Céline est incomparable. À 51 ans, elle est aussi passionnée en concert qu’à ses débuts. Elle court, danse, saute, frappe dans ses mains et rit entre deux chansons de son incroyable répertoire, de The Power of Love à Because You Loved Me. À un certain moment, alors qu’elle présente sa chanson Ashes, tirée du long métrage Deadpool 2, elle décrit comment elle a réagi quand l’acteur Ryan Reynolds l’a contactée. Elle mime sa surprise et son hypothétique préparation pour un rôle dans un film de superhéros, puis joue la mine déconfite qui lui a déformé les traits lorsqu’elle a appris qu’il voulait seulement… qu’elle chante une chanson! Son orchestre et ses choristes, un groupe de professionnels de haut niveau, attendent patiemment qu’elle ait fini de raconter son anecdote, riant discrètement de ses remarques et de ses plaisanteries, une fois de temps en temps. Sa voix vaut absolument le détour. Sa performance vocale, qui l’a propulsée au sommet et qui en a fait l’artiste féminine la plus vendue à travers le monde, est intacte. Lorsqu’elle chante I’m Alive, la foule, qu’elle tenait déjà au creux de sa main, se fond en une masse de cris, de larmes et d’émotions. La femme à mes côtés pleure sans retenue, et je lui emboîte presque le pas chaque fois que la diva atteint une note particulièrement haute, toujours à merveille. Les gens dans l’assistance, fort probablement un peu réchauffés par le cocktail baptisé La Belle & La Bête servi dans le lobby, ne peuvent s’empêcher de hurler leur amour («Je t’aime, Céline!») toutes les fois qu’un moment de silence emplit l’auditorium. La connexion entre Céline et son public est exceptionnelle.

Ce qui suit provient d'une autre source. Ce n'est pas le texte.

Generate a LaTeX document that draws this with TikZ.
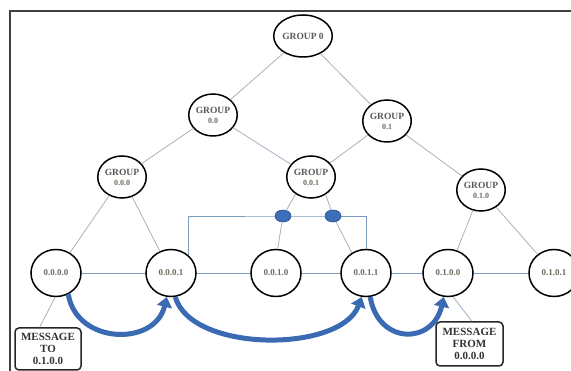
\documentclass[tikz,border=0pt]{standalone}
\usepackage{fontspec}
\setmainfont{Liberation Serif}
\usetikzlibrary{arrows.meta,shapes.geometric}
\definecolor{txtgray}{RGB}{90,90,90}
\definecolor{numgray}{RGB}{105,110,95}
\definecolor{edgegray}{RGB}{165,178,192}
\definecolor{chainblue}{RGB}{120,155,190}
\definecolor{hopblue}{RGB}{58,106,178}
\definecolor{knotblue}{RGB}{60,110,185}

\begin{document}
\begin{tikzpicture}[x=1pt, y=-1pt,
  grp/.style={ellipse, draw=black, line width=1.5pt, fill=white, minimum width=46pt, minimum height=42pt,
    inner sep=0pt, align=center, text=txtgray, font=\fontsize{9.5}{10}\selectfont\bfseries},
  leaf/.style={grp, minimum width=50pt, minimum height=47pt, text=numgray, font=\fontsize{9}{10}\selectfont\bfseries},
  edge/.style={draw=edgegray, line width=0.8pt},
  chain/.style={draw=chainblue, line width=0.9pt},
  knot/.style={ellipse, fill=knotblue, draw=knotblue!70!black, line width=0.6pt, minimum width=16pt, minimum height=12pt, inner sep=0pt},
  msg/.style={draw=black!85, line width=1.5pt, rounded corners=4pt, fill=white, align=center, inner sep=1pt,
    text=black!80, font=\fontsize{11}{12}\selectfont\bfseries},
  hop/.style={draw=hopblue, line width=5pt, -{Triangle[width=15pt,length=10pt]}}
]
  \useasboundingbox (0,0) rectangle (571,371);
  \clip (0,0) rectangle (571,371);
  \def\leafrow{273}

  % frame
  \draw[line width=1.5pt, black!75] (10,390) |- (590,11);

  % groups
  \node[grp] (grp0) at (303,36) {GROUP 0};
  \node[grp] (grp00) at (213,115) {GROUP\\{\fontsize{8}{9}\selectfont\color{numgray}0.0}};
  \node[grp] (grp01) at (387,121) {GROUP\\{\fontsize{8}{9}\selectfont\color{numgray}0.1}};
  \node[grp] (grp000) at (122,177) {GROUP\\{\fontsize{8}{9}\selectfont\color{numgray}0.0.0}};
  \node[grp] (grp001) at (311,177) {GROUP\\{\fontsize{8}{9}\selectfont\color{numgray}0.0.1}};
  \node[grp] (grp010) at (481,190) {GROUP\\{\fontsize{8}{9}\selectfont\color{numgray}0.1.0}};

  % leaves
  \node[leaf] (l0000) at (56,\leafrow) {0.0.0.0};
  \node[leaf] (l0001) at (171,\leafrow) {0.0.0.1};
  \node[leaf] (l0010) at (276,\leafrow) {0.0.1.0};
  \node[leaf] (l0011) at (366,\leafrow) {0.0.1.1};
  \node[leaf] (l0100) at (448,\leafrow) {0.1.0.0};
  \node[leaf] (l0101) at (554,\leafrow) {0.1.0.1};

  % message boxes
  \node[msg, minimum width=66pt, minimum height=42pt] (msgto) at (48,349) {MESSAGE\\TO\\0.1.0.0};
  \node[msg, minimum width=67pt, minimum height=44pt] (msgfrom) at (469.5,344) {MESSAGE\\FROM\\0.0.0.0};

  % bracket between 0.0.0.1 and 0.0.1.1
  \coordinate (bar) at (300,216);
  \draw[chain] (l0001.45) |- (bar) -| (l0011.north);
  \node[knot] (knotA) at (283,216) {};
  \node[knot] (knotB) at (333,216) {};

  % tree edges
  \foreach \a/\b in {grp0/grp00, grp0/grp01, grp00/grp000, grp00/grp001, grp01/grp001, grp01/grp010,
    grp000/l0000, grp000/l0001, grp010/l0100, grp010/l0101}
    \draw[edge] (\a) -- (\b);
  \draw[edge] (grp001.-132) -- (knotA) -- (l0010.86);
  \draw[edge] (grp001.-50) -- (knotB) -- (l0011.125);
  \draw[edge] (l0000.-92) -- (msgto.111);
  \draw[edge] (l0100.-78) -- (msgfrom.84);

  % leaf row
  \foreach \a/\b in {l0000/l0001, l0001/l0010, l0010/l0011, l0011/l0100, l0100/l0101}
    \draw[chain] (\a) -- (\b);

  % hops of the message
  \draw[hop] (l0000.-60) .. controls +(8,50) and +(-12,50) .. (l0001.-100);
  \draw[hop] (l0001.-80) .. controls +(16,56) and +(-21,56) .. (l0011.-100);
  \draw[hop] (l0011.-80) .. controls +(8,48) and +(-11,48) .. (l0100.-100);
\end{tikzpicture}
\end{document}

Au contraire de certains artistes, Céline a toujours été d’une authenticité désarmante; ça lui a d’ailleurs valu son lot de railleries. Elle s’exclame sans retenue, assise au premier rang des défilés des plus acclamés couturiers, qu’elle embrasse sur les joues comme de vieux amis. On l’a même vue pleurer (de beauté!) près d’une passerelle, en 2019, les yeux rivés sur une collection signée Valentino Couture. Au cours des dernières années, son ouverture et son excentricité, qui plaisent depuis toujours à ses fans invétérés, ont commencé à faire sourire un plus grand public; soudainement, être soi-même, sans gêne, c’est plutôt cool.

celine dion

Photo: Tom Munro

Céline est plus authentique et vraie que jamais, et c’est certainement l’une des raisons pour lesquelles L’Oréal Paris l’a contactée. «C’est un miracle, un honneur incroyable! Se sentir belle, c’est se sentir forte. Et se sentir forte, ça aide à réussir», précise-t-elle, encore sous le choc de la nouvelle. «Jamais je n’aurais cru qu’à 51 ans, je deviendrais une ambassadrice d’une institution de la beauté.» En fait, sa jeunesse a été marquée par une grande insécurité. Elle avait les dents croches, dit-elle, et était très maigre. Son poids a d’ailleurs fait jaser, au cours des derniers mois. En personne, pourtant, elle n’est ni frêle ni délicate. Elle est même plutôt athlétique, comme une gymnaste ou une ballerine – probablement parce qu’elle passe des heures à s’entraîner dans un studio de ballet. «Le ballet, c’est si romantique, dramatique, sensuel. C’est un rêve, pour moi!» explique-t-elle, ajoutant que si elle pouvait changer de place avec n’importe qui, ce serait sans aucun doute la ballerine Sylvie Guillem. «Et la danse, c’est difficile! J’étais justement à la recherche d’un défi.» Après des années de spéculations quant à son poids, Céline est tout simplement lasse d’en parler. «On critique constamment ma silhouette, mais le fait est que je travaille fort!» avoue-t-elle avec frustration.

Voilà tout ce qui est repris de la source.